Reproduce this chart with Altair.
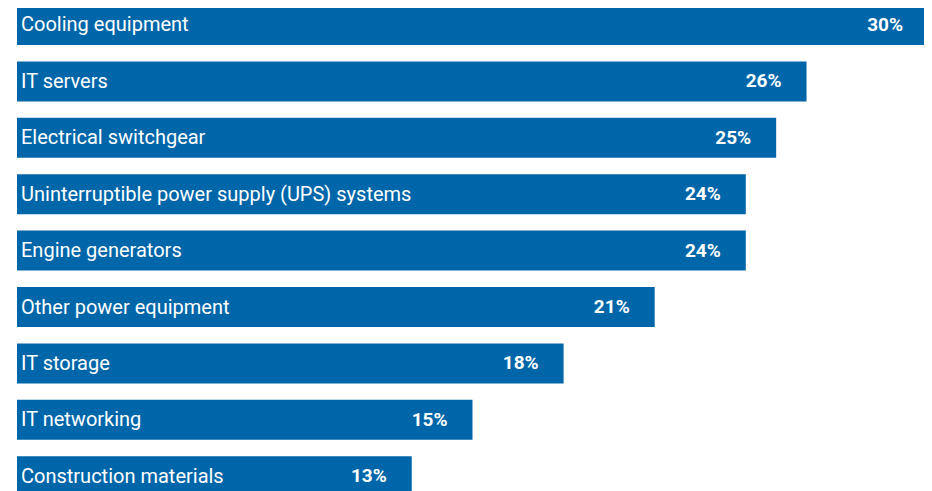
import altair as alt
import pandas as pd

categories = [
    "Cooling equipment",
    "IT servers",
    "Electrical switchgear",
    "Uninterruptible power supply (UPS) systems",
    "Engine generators",
    "Other power equipment",
    "IT storage",
    "IT networking",
    "Construction materials",
]
values = [30, 26, 25, 24, 24, 21, 18, 15, 13]

df = pd.DataFrame({"cat": categories, "val": values})
df["label"] = df["val"].astype(str) + "%"

BLUE = "#0066aa"

y = alt.Y("cat:N", sort=categories, axis=None,
          scale=alt.Scale(range=[-3, 488.2], paddingInner=0.291, paddingOuter=0))
x_scale = alt.Scale(domain=[0, 30], nice=False, zero=True, range=[0, 911])

bars = alt.Chart(df).mark_bar(color=BLUE, cornerRadius=0).encode(
    x=alt.X("val:Q", scale=x_scale, axis=None),
    y=y,
)

names = alt.Chart(df).mark_text(
    align="left", baseline="middle", dx=4, dy=0.5,
    font="Roboto", fontSize=20, color="white",
).encode(
    x=alt.datum(0, scale=x_scale),
    y=y,
    text="cat:N",
)

pct = alt.Chart(df).mark_text(
    align="right", baseline="middle", dx=-25, dy=0,
    font="Roboto", fontWeight="bold", fontSize=19, color="white",
).encode(
    x=alt.X("val:Q", scale=x_scale),
    y=y,
    text="label:N",
)

chart = alt.layer(bars, names, pct).properties(
    width=907, height=483,
    autosize=alt.AutoSizeParams(type="none"),
    padding={"left": 9, "top": 0, "right": 0, "bottom": 0},
    background="white",
).configure_view(stroke=None)

chart.save("out.html", embed_options={"renderer": "svg", "actions": False})
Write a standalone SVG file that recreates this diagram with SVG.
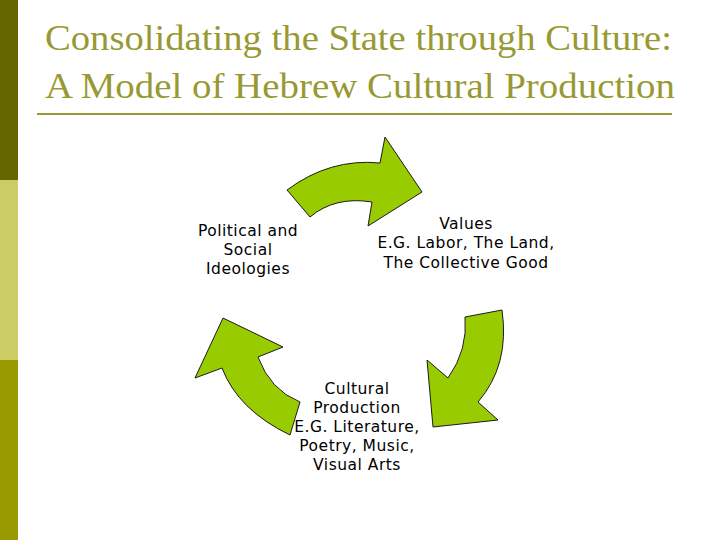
<svg xmlns="http://www.w3.org/2000/svg" width="720" height="540" viewBox="0 0 720 540">
<style>
.title{font-family:"Liberation Serif",serif;font-size:36px;fill:#999933}
.lbl{font-family:"DejaVu Sans",Verdana,sans-serif;font-size:15.5px;letter-spacing:0.5px;fill:#000;text-anchor:middle}
.arrow{fill:#99CC00;stroke:#1a1a1a;stroke-width:1;stroke-linejoin:miter}
</style>
<rect width="720" height="540" fill="#fff"/>
<g id="sidebar">
<rect x="0" y="0" width="18" height="180" fill="#666600"/>
<rect x="0" y="180" width="18" height="180" fill="#CCCC66"/>
<rect x="0" y="360" width="18" height="180" fill="#999900"/>
</g>
<g id="title">
<text class="title" x="45" y="50" textLength="627" lengthAdjust="spacingAndGlyphs">Consolidating the State through Culture:</text>
<text class="title" x="45" y="98" textLength="630" lengthAdjust="spacingAndGlyphs">A Model of Hebrew Cultural Production</text>
<line x1="37" y1="114" x2="672" y2="114" stroke="#999933" stroke-width="2"/>
</g>
<g id="connectors">
<path class="arrow" d="M287,190 Q330,158 380,163 L385,137 L422,192 L368,226 L372,202 Q335,196 310,217 Z"/>
<path class="arrow" d="M502,310 Q510,365 478,402 L498,420 L433,427 L427,360 L448,378 Q468,350 465,317 Z"/>
<path class="arrow" d="M290,435 Q238,410 222,368 L195,378 L223,318 L283,347 L258,357 Q270,390 300,402 Z"/>
</g>
<g id="node-ideologies">
<text class="lbl" x="248" y="236">Political and</text>
<text class="lbl" x="248" y="255">Social</text>
<text class="lbl" x="248" y="274">Ideologies</text>
</g>
<g id="node-values">
<text class="lbl" x="466" y="229">Values</text>
<text class="lbl" x="466" y="248">E.G. Labor, The Land,</text>
<text class="lbl" x="466" y="268">The Collective Good</text>
</g>
<g id="node-production">
<text class="lbl" x="357" y="394">Cultural</text>
<text class="lbl" x="357" y="413">Production</text>
<text class="lbl" x="357" y="432">E.G. Literature,</text>
<text class="lbl" x="357" y="451">Poetry, Music,</text>
<text class="lbl" x="357" y="470">Visual Arts</text>
</g>
</svg>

☆ ☆ ☆ ☆ ☆

## EXERCISE BRIEF:
Start at the top of the entries and repeat each line exactly, ending at the line that contains "import pandas as pd". Pictures are not part of the copy.

## WORKED SOLUTION:
Reproduce this chart with Altair.
import altair as alt
import pandas as pd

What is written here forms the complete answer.